Saints Are Sleepless In Seattle After Playoff Elimination
The New Orleans Saints woes in the Emerald City continued on Sunday as the team fell prey to the Seattle Seahawks for the second time in five weeks and for the second consecutive time in the playoffs. New Orleans lacked any offensive mojo in the first half and dug a hole it could not climb out of. Several key players fashioned together disappointing performances while others strung together impressive showings.
TE Jimmy Graham, who accounted for over one-third of the Saints receiving touchdowns and one-fifth of the team’s receiving yards during the regular season, mustered up just one reception for a meager eight yards. To make matters worse, Graham was involved in pregame altercations with Seahawks LB Bruce Irvin and CB Richard Sherman. Graham could not back up his trash talk and seemed to motivate Sherman, who was an integral part in shutting him down and making him essentially invisible on the field.

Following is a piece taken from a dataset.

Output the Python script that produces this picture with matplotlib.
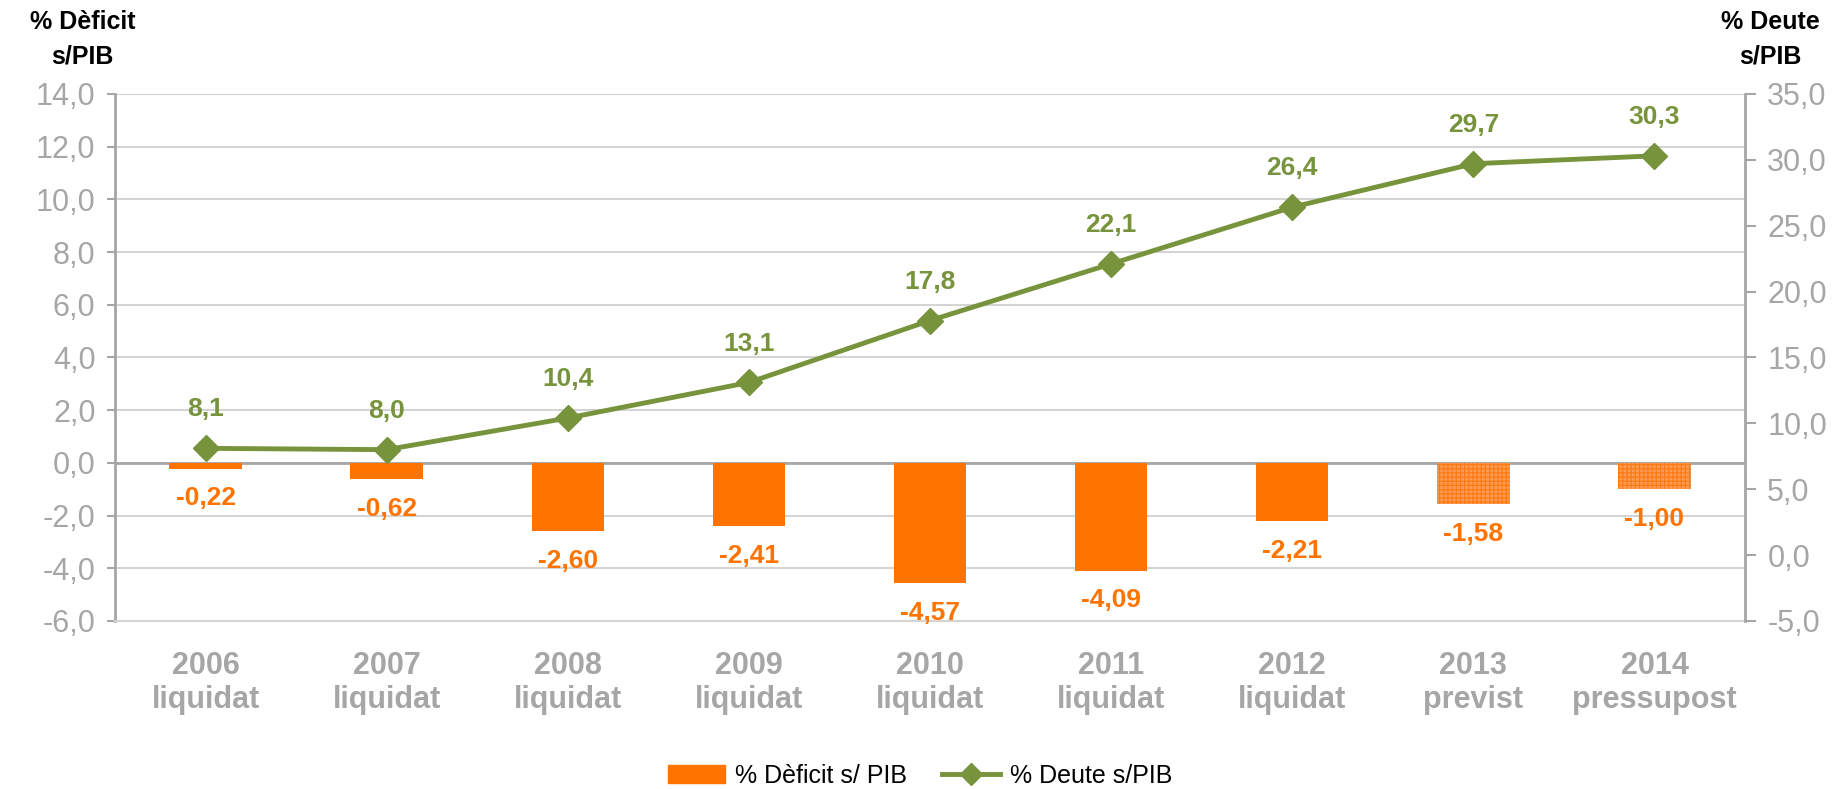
import matplotlib.pyplot as plt
from matplotlib.lines import Line2D
from matplotlib.patches import Patch

plt.rcParams['font.family'] = ['Liberation Sans', 'DejaVu Sans']
plt.rcParams['hatch.linewidth'] = 0.8

categories = ['2006\nliquidat', '2007\nliquidat', '2008\nliquidat', '2009\nliquidat',
              '2010\nliquidat', '2011\nliquidat', '2012\nliquidat', '2013\nprevist',
              '2014\npressupost']
deficit = [-0.22, -0.62, -2.60, -2.41, -4.57, -4.09, -2.21, -1.58, -1.00]
deute = [8.1, 8.0, 10.4, 13.1, 17.8, 22.1, 26.4, 29.7, 30.3]
forecast = [False] * 7 + [True, True]

orange = '#ff7300'
green = '#77933c'
grey = '#a6a6a6'
tick_grey = '#a6a6a6'

fig = plt.figure(figsize=(18.4, 7.89), dpi=100)
ax = fig.add_axes([0.0625, 0.213, 0.8859, 0.668])
ax2 = ax.twinx()

x = list(range(len(categories)))

for i, v in enumerate(deficit):
    if forecast[i]:
        ax.bar(i, v, width=0.4, color='#fb9a55', edgecolor='#ff7a10',
               hatch='++++', linewidth=0, zorder=2)
    else:
        ax.bar(i, v, width=0.4, color=orange, linewidth=0, zorder=2)
    ax.text(i, v - 1.12, f'{v:.2f}'.replace('.', ','), ha='center', va='center',
            color=orange, fontsize=19, fontweight='bold')

ax.set_xlim(-0.5, len(categories) - 0.5)
ax.set_ylim(-6, 14)
ax.set_yticks(range(-6, 15, 2))
ax.set_yticklabels([f'{v:.1f}'.replace('.', ',') for v in range(-6, 15, 2)])
ax.yaxis.grid(True, color='#d4d4d4', linewidth=1.5, zorder=0)
ax.set_axisbelow(True)
ax.axhline(0, color=grey, linewidth=2, zorder=1)
ax.set_xticks(x)
ax.set_xticklabels(categories, fontsize=22, fontweight='bold', color=tick_grey,
                   linespacing=1.15)
ax.tick_params(axis='x', length=0, pad=22)
ax.tick_params(axis='y', labelsize=22, labelcolor=tick_grey, color=grey,
               length=6, width=1.5, pad=8)

ax2.plot(x, deute, color=green, linewidth=3.5, marker='D', markersize=13, zorder=3)
for i, v in enumerate(deute):
    ax2.text(i, v + 2.95, f'{v:.1f}'.replace('.', ','), ha='center', va='center',
             color=green, fontsize=19, fontweight='bold')
ax2.set_ylim(-5, 35)
ax2.set_yticks(range(-5, 36, 5))
ax2.set_yticklabels([f'{v:.1f}'.replace('.', ',') for v in range(-5, 36, 5)])
ax2.tick_params(axis='y', labelsize=22, labelcolor=tick_grey, color=grey,
                length=8, width=1.5, pad=8)

for a in (ax, ax2):
    for side in ('top', 'bottom', 'left', 'right'):
        a.spines[side].set_visible(False)
ax.spines['left'].set_visible(True)
ax.spines['left'].set_color(grey)
ax.spines['left'].set_linewidth(2)
ax.spines['bottom'].set_visible(True)
ax.spines['bottom'].set_color('#d4d4d4')
ax.spines['bottom'].set_linewidth(1.5)
ax2.spines['right'].set_visible(True)
ax2.spines['right'].set_color(grey)
ax2.spines['right'].set_linewidth(2)

fig.text(0.045, 0.987, '% Dèficit\ns/PIB', ha='center', va='top', fontsize=18,
         fontweight='bold', linespacing=1.55)
fig.text(0.962, 0.987, '% Deute\ns/PIB', ha='center', va='top', fontsize=18,
         fontweight='bold', linespacing=1.55)

handles = [Patch(color=orange, label='% Dèficit s/ PIB'),
           Line2D([], [], color=green, linewidth=3.5, marker='D', markersize=11,
                  label='% Deute s/PIB')]
fig.legend(handles=handles, loc='center', bbox_to_anchor=(0.5, 0.017), ncol=2,
           frameon=False, fontsize=18, handlelength=2.3, handletextpad=0.4,
           columnspacing=1.4)

fig.savefig('out.png', dpi=100)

Another disappointing effort was turned in by the Saints rushing defense, which was abysmal all game long and surrendered 174 yards and two touchdowns to Seahawks RB Marshawn Lynch. The Saints were vulnerable to the run all year. Last week, they were able to shut down the prolific running attack of the Philadelphia Eagles and needed to do the same against Seattle if they stood a chance to win. Lynch, in true Beast Mode form, threw a vicious stiff-arm on CB Keenan Lewis late in the fourth quarter before recording his second score of the game that ultimately sealed the fate of New Orleans. The Saints defense had no answer to the physicality that Lynch brought and was steamrolled.
Saints running back Mark Ingram was a letdown as well, although he did perform admirably for a second consecutive week. After arguably the best game of his career against Philadelphia last week, Ingram committed a costly mistake when he fumbled the ball on the first play of the second quarter on his own 24. This was a pivotal point in the game because the Saints were already trailing 6-0 and in need of a sustainable drive. Ingram's turnover led directly to a Seahawks touchdown that put the Saints down by two possessions. Ingram went on to register a career-best 4.9 yards per carry, but nothing he did could atone for his blunder. With sure-handed back Pierre Thomas sidelined with an injury, New Orleans needed a turnover-free game from his replacement that Ingram just could not provide.
Thankfully for the Saints, there were some silver linings to this dark cloud - most notably the emergence of RB Khiry Robinson. With the aforementioned Thomas inactive and Ingram in the doghouse after his fumble, Robinson was called upon and did not disappoint. Robinson was the leading rusher for the Saints with 57 yards on 13 carriers, good enough for a 4.4 yards per carry average. He even added one reception for 13 yards to go along with his impressive day on the ground. Against Philly, Robinson averaged over five yards per carry. Robinson could emerge next season as a key component of the Saints backfield.
During the week, Hall of Fame coach Bill Parcels made a phone call to New Orleans head coach Sean Payton imploring him to use Robinson more because he felt he showed the potential to develop into a back with a style similar to that of fellow Hall of Famer Curtis Martin. That is a pretty big compliment for a rookie to have bestowed upon him, and after watching his aggressive running style and ability to elude and break tackles, Parcels may be on to something.
Another positive to take from the game was the effectiveness of WR Marques Colston. With Graham a non factor, the Saints were in desperate need of someone to step up and Colston was the guy. He finished with a monster of a game, recording 11 catches for 144 yards and hauled in a fourth quarter score that brought New Orleans to within one score of sending the game into overtime. Seven of his receptions came in the final quarter when the Saints were mounting a comeback. Unfortunately, he ended the game with a bizarre illegal forward pass with just seconds remaining rather than stepping out of bounds to provide QB Drew Brees the opportunity to attempt a game-winning Hail Mary pass. It is a fitting end to a downtrodden season for Colston, who failed to eclipse the 1,000-yard mark for only the second time in his career.
In a season where it seemed the Saints had the talent to make it to the Super Bowl, all that remains are the lingering repetitions of “what if” echoing throughout a dark locker room. All the Saints can do now is rectify their weaknesses and address the problems that belittled them on the road.